Zimbabwe vendors threaten showdown with military
Following 48-hr government ultimatum, vendors group defiant over earning living without alleged abuses
Two months after longtime Zimbabwean President Robert Mugabe was replaced by his former deputy, vendors here have vowed to face the country's military head-on if the new government dares to unleash it on them to force them off the streets.
Last Friday, the government issued a 48-hour ultimatum for the country to vacate the streets where authorities accused them of operating at undesignated points.

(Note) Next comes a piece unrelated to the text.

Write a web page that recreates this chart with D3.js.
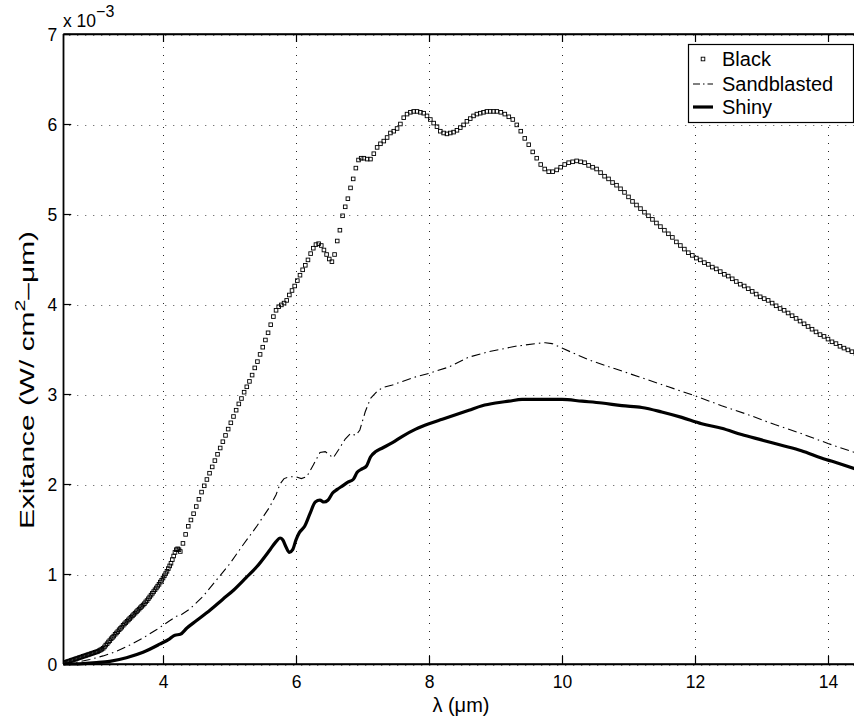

Addressing journalists on Tuesday, Samuel Wadzai, director of the Vendors Initiative for Social and Economic Transformation (VISET), said: "In the meantime, our message is that we're not going to leave the streets. Ultimatums and threats will only worsen the already precarious situation."
Wadzai accused the government of the southern African nation of fueling rights abuses through its heavy-handed treatment of vendors.
He blamed a "surge in the number of human rights abuses in the sector" on government refusal to abide by International Labor Organization directives on the formalization and regularization of the informal sector.
He said last year alone over 5,000 vendors countrywide had reported various forms of abuses at the hands of security forces ordering them to leave the areas they operated from in towns and cities.
Representing a membership of over 40,000 vendors countrywide, Wadzai said they would resist "by all means possible any efforts by police force or the military force to chase us from the streets".
Even more defiant were vendors like Millicent Chikukwa, 32, a single mother of two operating at the corner of Robert Mugabe Road and Sam Nujoma Street in capital Harare.
"Soldiers must come and shoot me. I will never leave the streets unless the government moves me from here to a job at some industry, because this is the only way I am feeding my children. I am the breadwinner and my bread is buttered on the streets," she told Anadolu Agency.
Banning vendors on the streets last week, Local Government Minister July Moyo said: "We are compelled to act before the situation degenerates to even lower levels. In view of this untenable situation, let us all declare war on illegal vendors.
"I have contacted Vice President General Chiwenga to seek his assistance so that security agencies can work with the municipalities, town councils, so that we can put to rest this menace that is facing us."